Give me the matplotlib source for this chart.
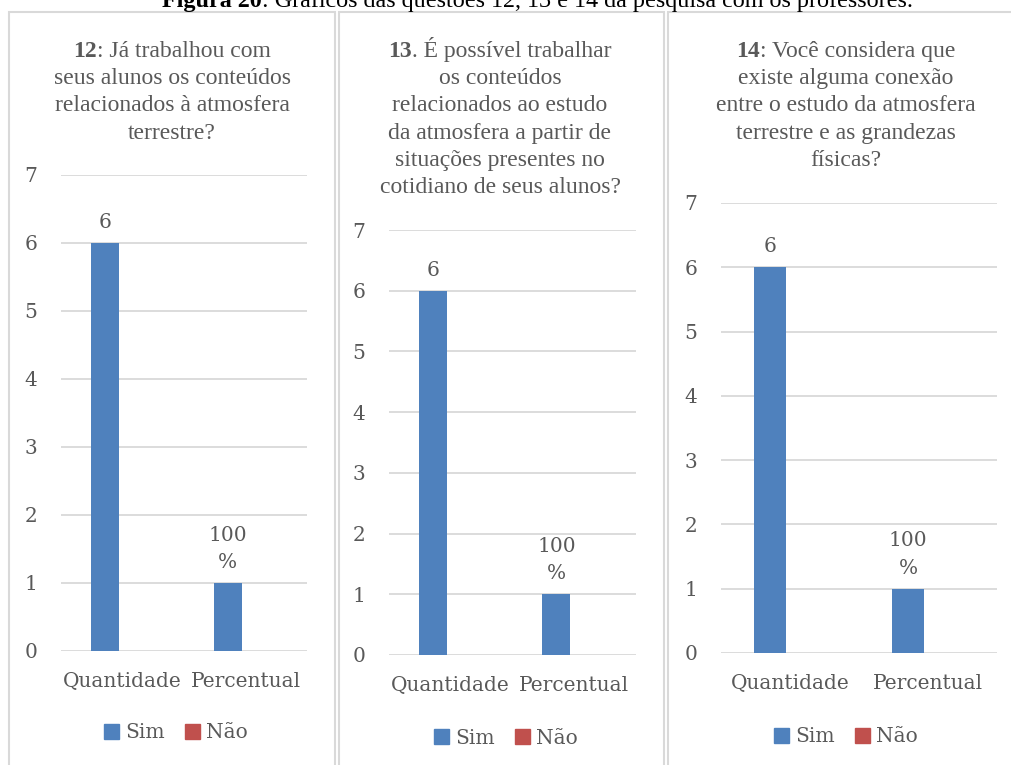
import matplotlib.pyplot as plt
from matplotlib.patches import Patch, Rectangle
import numpy as np

# survey answers (Sim / Não) for questions 12, 13 and 14
categories = ["Quantidade", "Percentual"]
series_names = ["Sim", "Não"]
sim_q12 = [6, 1.0]
nao_q12 = [0, 0]
sim_q13 = [6, 1.0]
nao_q13 = [0, 0]
sim_q14 = [6, 1.0]
nao_q14 = [0, 0]
value_fmt = ["{:.0f}", "{:.0%}"]

question_nums = ["12", "13", "14"]
question_text = [
    [": Já trabalhou com", "seus alunos os conteúdos", "relacionados à atmosfera",
     "terrestre?"],
    [". É possível trabalhar", "os conteúdos", "relacionados ao estudo",
     "da atmosfera a partir de", "situações presentes no", "cotidiano de seus alunos?"],
    [": Você considera que", "existe alguma conexão", "entre o estudo da atmosfera",
     "terrestre e as grandezas", "físicas?"],
]
caption_bold = "Figura 20"
caption_rest = ": Gráficos das questões 12, 13 e 14 da pesquisa com os professores."

BLUE = "#4F81BD"
RED = "#C0504D"
GRAY = "#595959"
GRID = "#d9d9d9"
TICKFONT = "DejaVu Serif"
SERIF = "Liberation Serif"

W, H = 1011, 765
fig = plt.figure(figsize=(W / 100, H / 100), dpi=100)
renderer = fig.canvas.get_renderer()


def mixed_line(x, y, bold, rest, size, color, align="center"):
    """Bold prefix followed by regular text on one baseline (pixel coords)."""
    t1 = fig.text(0, 1 - y / H, bold, weight="bold", fontsize=size,
                  family=SERIF, color=color, va="baseline", ha="left")
    t2 = fig.text(0, 1 - y / H, rest, fontsize=size, family=SERIF,
                  color=color, va="baseline", ha="left")
    w1 = t1.get_window_extent(renderer).width
    w2 = t2.get_window_extent(renderer).width
    x0 = x - (w1 + w2) / 2 if align == "center" else x - (w1 + w2)
    t1.set_x(x0 / W)
    t2.set_x((x0 + w1) / W)


# pixel layout: frame x-range, plot box (x0, x1, ytop, ybottom), title centre, legend y
panels = [
    dict(frame=(9, 335), box=(61, 307, 175, 651), tx=172, ly=733, sim=sim_q12, nao=nao_q12),
    dict(frame=(339, 664), box=(389, 636, 230, 655), tx=500, ly=738, sim=sim_q13, nao=nao_q13),
    dict(frame=(668, 1015), box=(721, 997, 203, 653), tx=846, ly=737, sim=sim_q14, nao=nao_q14),
]

mixed_line(913, 7, caption_bold, caption_rest, 17.4, "black", align="right")

x = np.arange(len(categories))
width = 0.226
offset = 0.145

for p, num, lines in zip(panels, question_nums, question_text):
    fx0, fx1 = p["frame"]
    fig.add_artist(Rectangle((fx0 / W, -0.05), (fx1 - fx0) / W, 1.05 - 12 / H,
                             transform=fig.transFigure, fill=False,
                             ec=GRID, lw=1.5))

    bx0, bx1, by0, by1 = p["box"]
    ax = fig.add_axes([bx0 / W, 1 - by1 / H, (bx1 - bx0) / W, (by1 - by0) / H])
    b1 = ax.bar(x - offset, p["sim"], width, color=BLUE, label=series_names[0], zorder=3)
    ax.bar(x + offset, p["nao"], width, color=RED, label=series_names[1], zorder=3)

    for rect, v, fmt in zip(b1, p["sim"], value_fmt):
        txt = fmt.format(v).replace("%", "\n%")
        ax.annotate(txt, (rect.get_x() + rect.get_width() / 2, v),
                    xytext=(0, 8), textcoords="offset points",
                    ha="center", va="bottom", fontsize=14.5, family=TICKFONT,
                    color=GRAY, linespacing=1.55)

    ax.set_xlim(-0.5, len(categories) - 0.5)
    ax.set_ylim(0, 7)
    ax.set_yticks(range(0, 8))
    ax.set_xticks(x)
    ax.set_xticklabels(categories)
    ax.yaxis.grid(True, color=GRID, lw=1.3, zorder=0)
    ax.set_axisbelow(True)
    for s in ax.spines.values():
        s.set_visible(False)
    ax.tick_params(axis="y", length=0, pad=17, labelsize=14.5, labelcolor=GRAY)
    ax.tick_params(axis="x", length=0, pad=15, labelsize=14.5, labelcolor=GRAY)
    for lab in ax.get_xticklabels() + ax.get_yticklabels():
        lab.set_family(TICKFONT)

    # question title, first line starts with the bold question number
    mixed_line(p["tx"], 57, num, lines[0], 17, GRAY)
    for i, line in enumerate(lines[1:], start=1):
        fig.text(p["tx"] / W, 1 - (57 + 27.2 * i) / H, line, ha="center",
                 va="baseline", fontsize=17, family=SERIF, color=GRAY)

    handles = [Patch(color=BLUE), Patch(color=RED)]
    fig.legend(handles, series_names, loc="center",
               bbox_to_anchor=((fx0 + fx1) / 2 / W + 0.004, 1 - p["ly"] / H),
               ncol=2, frameon=False, handlelength=0.75, handleheight=0.75,
               handletextpad=0.3, columnspacing=1.0,
               prop=dict(family=TICKFONT, size=14.5), labelcolor=GRAY)

fig.savefig("out.png", dpi=100)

*-*-*

Task to complete -
All of the material above needs to be restated exactly, with no pictures.

Task response -
Give me the matplotlib source for this chart.
import matplotlib.pyplot as plt
from matplotlib.patches import Patch, Rectangle
import numpy as np

# survey answers (Sim / Não) for questions 12, 13 and 14
categories = ["Quantidade", "Percentual"]
series_names = ["Sim", "Não"]
sim_q12 = [6, 1.0]
nao_q12 = [0, 0]
sim_q13 = [6, 1.0]
nao_q13 = [0, 0]
sim_q14 = [6, 1.0]
nao_q14 = [0, 0]
value_fmt = ["{:.0f}", "{:.0%}"]

question_nums = ["12", "13", "14"]
question_text = [
    [": Já trabalhou com", "seus alunos os conteúdos", "relacionados à atmosfera",
     "terrestre?"],
    [". É possível trabalhar", "os conteúdos", "relacionados ao estudo",
     "da atmosfera a partir de", "situações presentes no", "cotidiano de seus alunos?"],
    [": Você considera que", "existe alguma conexão", "entre o estudo da atmosfera",
     "terrestre e as grandezas", "físicas?"],
]
caption_bold = "Figura 20"
caption_rest = ": Gráficos das questões 12, 13 e 14 da pesquisa com os professores."

BLUE = "#4F81BD"
RED = "#C0504D"
GRAY = "#595959"
GRID = "#d9d9d9"
TICKFONT = "DejaVu Serif"
SERIF = "Liberation Serif"

W, H = 1011, 765
fig = plt.figure(figsize=(W / 100, H / 100), dpi=100)
renderer = fig.canvas.get_renderer()


def mixed_line(x, y, bold, rest, size, color, align="center"):
    """Bold prefix followed by regular text on one baseline (pixel coords)."""
    t1 = fig.text(0, 1 - y / H, bold, weight="bold", fontsize=size,
                  family=SERIF, color=color, va="baseline", ha="left")
    t2 = fig.text(0, 1 - y / H, rest, fontsize=size, family=SERIF,
                  color=color, va="baseline", ha="left")
    w1 = t1.get_window_extent(renderer).width
    w2 = t2.get_window_extent(renderer).width
    x0 = x - (w1 + w2) / 2 if align == "center" else x - (w1 + w2)
    t1.set_x(x0 / W)
    t2.set_x((x0 + w1) / W)


# pixel layout: frame x-range, plot box (x0, x1, ytop, ybottom), title centre, legend y
panels = [
    dict(frame=(9, 335), box=(61, 307, 175, 651), tx=172, ly=733, sim=sim_q12, nao=nao_q12),
    dict(frame=(339, 664), box=(389, 636, 230, 655), tx=500, ly=738, sim=sim_q13, nao=nao_q13),
    dict(frame=(668, 1015), box=(721, 997, 203, 653), tx=846, ly=737, sim=sim_q14, nao=nao_q14),
]

mixed_line(913, 7, caption_bold, caption_rest, 17.4, "black", align="right")

x = np.arange(len(categories))
width = 0.226
offset = 0.145

for p, num, lines in zip(panels, question_nums, question_text):
    fx0, fx1 = p["frame"]
    fig.add_artist(Rectangle((fx0 / W, -0.05), (fx1 - fx0) / W, 1.05 - 12 / H,
                             transform=fig.transFigure, fill=False,
                             ec=GRID, lw=1.5))

    bx0, bx1, by0, by1 = p["box"]
    ax = fig.add_axes([bx0 / W, 1 - by1 / H, (bx1 - bx0) / W, (by1 - by0) / H])
    b1 = ax.bar(x - offset, p["sim"], width, color=BLUE, label=series_names[0], zorder=3)
    ax.bar(x + offset, p["nao"], width, color=RED, label=series_names[1], zorder=3)

    for rect, v, fmt in zip(b1, p["sim"], value_fmt):
        txt = fmt.format(v).replace("%", "\n%")
        ax.annotate(txt, (rect.get_x() + rect.get_width() / 2, v),
                    xytext=(0, 8), textcoords="offset points",
                    ha="center", va="bottom", fontsize=14.5, family=TICKFONT,
                    color=GRAY, linespacing=1.55)

    ax.set_xlim(-0.5, len(categories) - 0.5)
    ax.set_ylim(0, 7)
    ax.set_yticks(range(0, 8))
    ax.set_xticks(x)
    ax.set_xticklabels(categories)
    ax.yaxis.grid(True, color=GRID, lw=1.3, zorder=0)
    ax.set_axisbelow(True)
    for s in ax.spines.values():
        s.set_visible(False)
    ax.tick_params(axis="y", length=0, pad=17, labelsize=14.5, labelcolor=GRAY)
    ax.tick_params(axis="x", length=0, pad=15, labelsize=14.5, labelcolor=GRAY)
    for lab in ax.get_xticklabels() + ax.get_yticklabels():
        lab.set_family(TICKFONT)

    # question title, first line starts with the bold question number
    mixed_line(p["tx"], 57, num, lines[0], 17, GRAY)
    for i, line in enumerate(lines[1:], start=1):
        fig.text(p["tx"] / W, 1 - (57 + 27.2 * i) / H, line, ha="center",
                 va="baseline", fontsize=17, family=SERIF, color=GRAY)

    handles = [Patch(color=BLUE), Patch(color=RED)]
    fig.legend(handles, series_names, loc="center",
               bbox_to_anchor=((fx0 + fx1) / 2 / W + 0.004, 1 - p["ly"] / H),
               ncol=2, frameon=False, handlelength=0.75, handleheight=0.75,
               handletextpad=0.3, columnspacing=1.0,
               prop=dict(family=TICKFONT, size=14.5), labelcolor=GRAY)

fig.savefig("out.png", dpi=100)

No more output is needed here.